Ici Tony-Moilin cessa de parler. Une rêverie soudaine semblait avoir envahi son esprit tout entier ; son regard était devenu vague, il paraissait avoir oublié aussi bien le lieu où il se trouvait que l’accusation qui pesait sur lui et ce fut certainement plus en se parlant à lui-même que s’adressant au tribunal que je l’entendis murmurer à voix basse, en ponctuant chacune de ses phrases d’une sorte de hoquet nerveux : « – Oui, la Commune a commis des fautes… Elle s’est perdue en chemin… Ce n’est pas cela qu’il fallait faire… Ils n’ont pas su résoudre le problème… »
Il prit sa tête entre ses deux mains comme s’il eût voulu comprimer les pensées tumultueuses qui l’assiégeaient, puis, redressant tout son corps dans une fière attitude, le bras levé, le visage illuminé, d’une voix claire et grave, il s’écria hautement : « – Moi, je suis pour la République universelle et pour l’égalité parmi les hommes ! »
« Cette scène m’avait profondément ému. Je ne connaissais que fort peu Tony-Moilin, mais je l’avais maintes fois rencontré depuis 1868 dans les réunions publiques. Je le savais épris des idées de réforme sociale, mais aussi animé d’un esprit paradoxal et quelque peu chimérique ; sentimental à l’excès, doux et bienveillant, on sentait en lui la foi d’un apôtre.
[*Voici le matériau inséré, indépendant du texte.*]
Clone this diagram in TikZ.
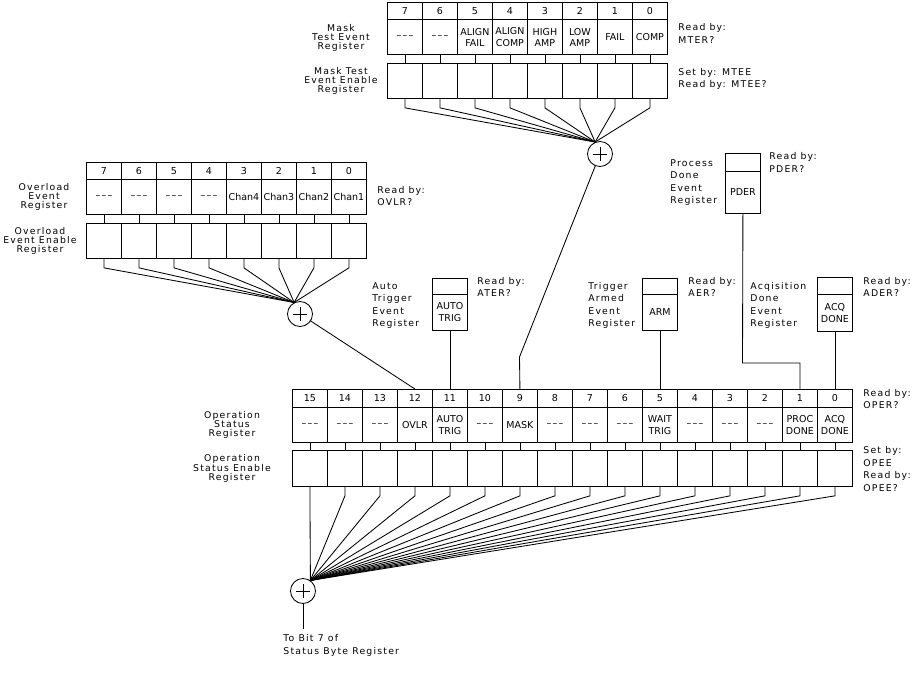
\documentclass[tikz,border=0pt]{standalone}
\usepackage{fontspec}
\setmainfont{DejaVu Sans}
\newfontfamily\lblfont{DejaVu Sans}[LetterSpace=13]
\newfontfamily\cellfont{DejaVu Sans}
\newcommand\tripdash{–\kern1.3pt–\kern1.3pt–}
\begin{document}
\begin{tikzpicture}[x=1pt,y=-1pt, line width=0.85pt,
  cellbase/.style={draw, minimum width=35pt, inner sep=0pt, anchor=north west,
    font=\cellfont\fontsize{9.5}{11.8}\selectfont, align=center},
  numcell/.style={cellbase, minimum height=17.5pt},
  stcell/.style={cellbase, minimum height=35pt},
  encell/.style={cellbase, minimum height=35pt},
  sumnode/.style={draw, circle, minimum size=25pt, inner sep=0pt,
    path picture={\draw[line width=0.75pt]
      ([xshift=-7pt]path picture bounding box.center) -- ([xshift=7pt]path picture bounding box.center)
      ([yshift=-7pt]path picture bounding box.center) -- ([yshift=7pt]path picture bounding box.center);}},
  lblc/.style={font=\lblfont\fontsize{9.3}{9}\selectfont, align=center, inner sep=0pt},
  lbll/.style={font=\lblfont\fontsize{9.3}{12.5}\selectfont, align=left, inner sep=0pt, anchor=west}
]
\fill[white] (0,0) rectangle (914,687);
\useasboundingbox (0,0) rectangle (914,687);

% ---------- Mask Test registers ----------
\node[sumnode] (msum) at (600,154) {};
\coordinate (mconv) at (msum.112);
\foreach \t [count=\i from 0] in {{\tripdash},{\tripdash},{ALIGN\\FAIL},{ALIGN\\COMP},{HIGH\\AMP},{LOW\\AMP},{FAIL},{COMP}} {
  \pgfmathtruncatemacro{\b}{7-\i}
  \node[numcell] (mn\b) at (387+35*\i,2) {\b};
  \node[stcell] (ms\b) at (387+35*\i,19.5) {\t};
  \node[encell] (me\b) at (387+35*\i,63) {};
  \draw (ms\b.south) -- (me\b.north);
  \draw (me\b.south) -- ++(0,9) -- (mconv);
}

% ---------- Overload registers ----------
\node[sumnode] (osum) at (300,314) {};
\coordinate (oconv) at (osum.117);
\foreach \t [count=\i from 0] in {{\tripdash},{\tripdash},{\tripdash},{\tripdash},{Chan4},{Chan3},{Chan2},{Chan1}} {
  \pgfmathtruncatemacro{\b}{7-\i}
  \node[numcell] (on\b) at (86+35*\i,162) {\b};
  \node[stcell] (os\b) at (86+35*\i,179.5) {\t};
  \node[encell] (oe\b) at (86+35*\i,223) {};
  \draw (os\b.south) -- (oe\b.north);
  \draw (oe\b.south) -- ++(0,9) -- (oconv);
}

% ---------- Operation status registers ----------
\node[sumnode] (psum) at (303,591) {};
\coordinate (pconv) at (psum.55);
\foreach \t [count=\i from 0] in {{\tripdash},{\tripdash},{\tripdash},{OVLR},{AUTO\\TRIG},{\tripdash},{MASK},{\tripdash},{\tripdash},{\tripdash},{WAIT\\TRIG},{\tripdash},{\tripdash},{\tripdash},{PROC\\DONE},{ACQ\\DONE}} {
  \pgfmathtruncatemacro{\b}{15-\i}
  \node[numcell, minimum height=18pt] (pn\b) at (292+35*\i,389) {\b};
  \node[stcell] (ps\b) at (292+35*\i,407) {\t};
  \node[encell, minimum height=36pt] (pe\b) at (292+35*\i,450) {};
  \draw (ps\b.south) -- (pe\b.north);
  \draw (pe\b.south) -- ++(0,9) -- (pconv);
}

% ---------- small event registers ----------
\node[cellbase, minimum height=16pt] (atT) at (432,278) {};
\node[cellbase, minimum height=36pt] (at) at (432,294) {AUTO\\TRIG};
\node[cellbase, minimum height=16pt] (armT) at (642,278) {};
\node[cellbase, minimum height=36pt] (arm) at (642,294) {ARM};
\node[cellbase, minimum height=17pt] (acqT) at (817,277) {};
\node[cellbase, minimum height=37pt] (acq) at (817,294) {ACQ\\DONE};
\node[cellbase, minimum height=18pt] (pderT) at (725,153) {};
\node[cellbase, minimum height=42pt] (pder) at (725,171) {PDER};

% ---------- connectors into operation register ----------
\draw (at.south) -- (pn11.north);
\draw (arm.south) -- (pn5.north);
\draw (acq.south) -- (pn0.north);
\coordinate (pbend) at (742.5,363);
\draw (pder.south) -- (pbend) -| (pn1.north);
\coordinate (mbend) at (519.5,357);
\draw (msum) -- (mbend) -- (pn9.north);
\draw (osum) -- (pn12.north);
\coordinate (pout) at (303,629);
\draw (psum) -- (pout);

% ---------- labels ----------
\node[lblc] (lmev) at (341,37.5) {Mask\\Test Event\\Register};
\node[lblc] (lmen) at (341,81) {Mask Test\\Event Enable\\Register};
\node[lbll] (lmr) at (678,33.5) {Read by:\\MTER?};
\node[lbll] (lms) at (678,79) {Set by: MTEE\\Read by: MTEE?};
\node[lblc] (loev) at (44,197) {Overload\\Event\\Register};
\node[lblc] (loen) at (40,241) {Overload\\Event Enable\\Register};
\node[lbll] (lor) at (377,196) {Read by:\\OVLR?};
\node[lblc] (lpst) at (232,425) {Operation\\Status\\Register};
\node[lblc] (lpen) at (232,468.5) {Operation\\Status Enable\\Register};
\node[lbll] (lpr) at (863,399) {Read by:\\OPER?};
\node[lbll] (lpe) at (863,469) {Set by:\\OPEE\\Read by:\\OPEE?};
\node[lbll] (lat) at (372,305.5) {Auto\\Trigger\\Event\\Register};
\node[lbll] (latr) at (477,287) {Read by:\\ATER?};
\node[lbll] (lar) at (588,305.5) {Trigger\\Armed\\Event\\Register};
\node[lbll] (larr) at (688,287) {Read by:\\AER?};
\node[lbll] (laq) at (750,305.5) {Acqisition\\Done\\Event\\Register};
\node[lbll] (laqr) at (863,287) {Read by:\\ADER?};
\node[lbll] (lpd) at (670,182.5) {Process\\Done\\Event\\Register};
\node[lbll] (lpdr) at (769,162.5) {Read by:\\PDER?};
\node[lbll] (lout) at (283,645.5) {To Bit 7 of\\Status Byte Register};
\end{tikzpicture}
\end{document}
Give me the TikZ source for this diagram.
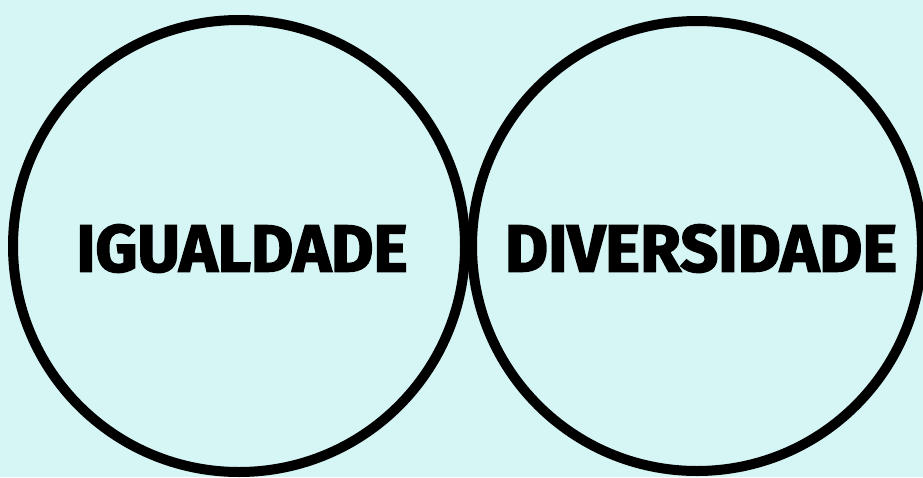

Le président avait repris la parole. « – Les principes que vous énoncez ne font que confirmer les renseignements que nous avons sur votre compte ; du reste la notoriété attachée à votre nom suffirait à nous convaincre. Vous êtes l’un des chefs du socialisme et un des hommes les plus dangereux : ces gens-là, on s’en débarrasse. Avez-vous quelque chose à ajouter à votre défense ? »
L’accusé leva les yeux surpris et fit un geste négatif. Il y eut une courte délibération ; le président se leva et d’une voix où perçait l’émotion : « – Monsieur, dit-il solennellement, vous êtes condamné à être passé par les armes ; il vous sera donné signification du jugement. »
J’avais oublié, en cet instant, ma propre situation et, plein de pitié et d’angoisse, le cœur oppressé au point de se rompre, je regardais de tous mes yeux cet homme qui allait mourir. Le visage était contracté et le tic nerveux que j’ai déjà signalé avait reparu ; ce fut cependant d’un accent contenu qu’il reprit la parole : « – Messieurs, en ce moment je laisse une compagne, ma femme. Me sera-t-il permis avant ma mort de régulariser ma position vis-à-vis d’elle et devant la loi ? » – Il fit une pause, puis avec un léger tremblement dans la voix et un visible effort pour cacher son trouble, il ajouta : « – Messieurs, j’y tiendrais beaucoup. »
« – Si cela est possible, dit le président, soyez certain que cela sera fait ; maintenant retirez-vous. »
Quelques heures après, Tony Moilin fut conduit dans le jardin du Luxembourg et fusillé. Son corps, que sa veuve avait réclamé et que l’on avait d’abord promis de lui rendre, lui fut refusé.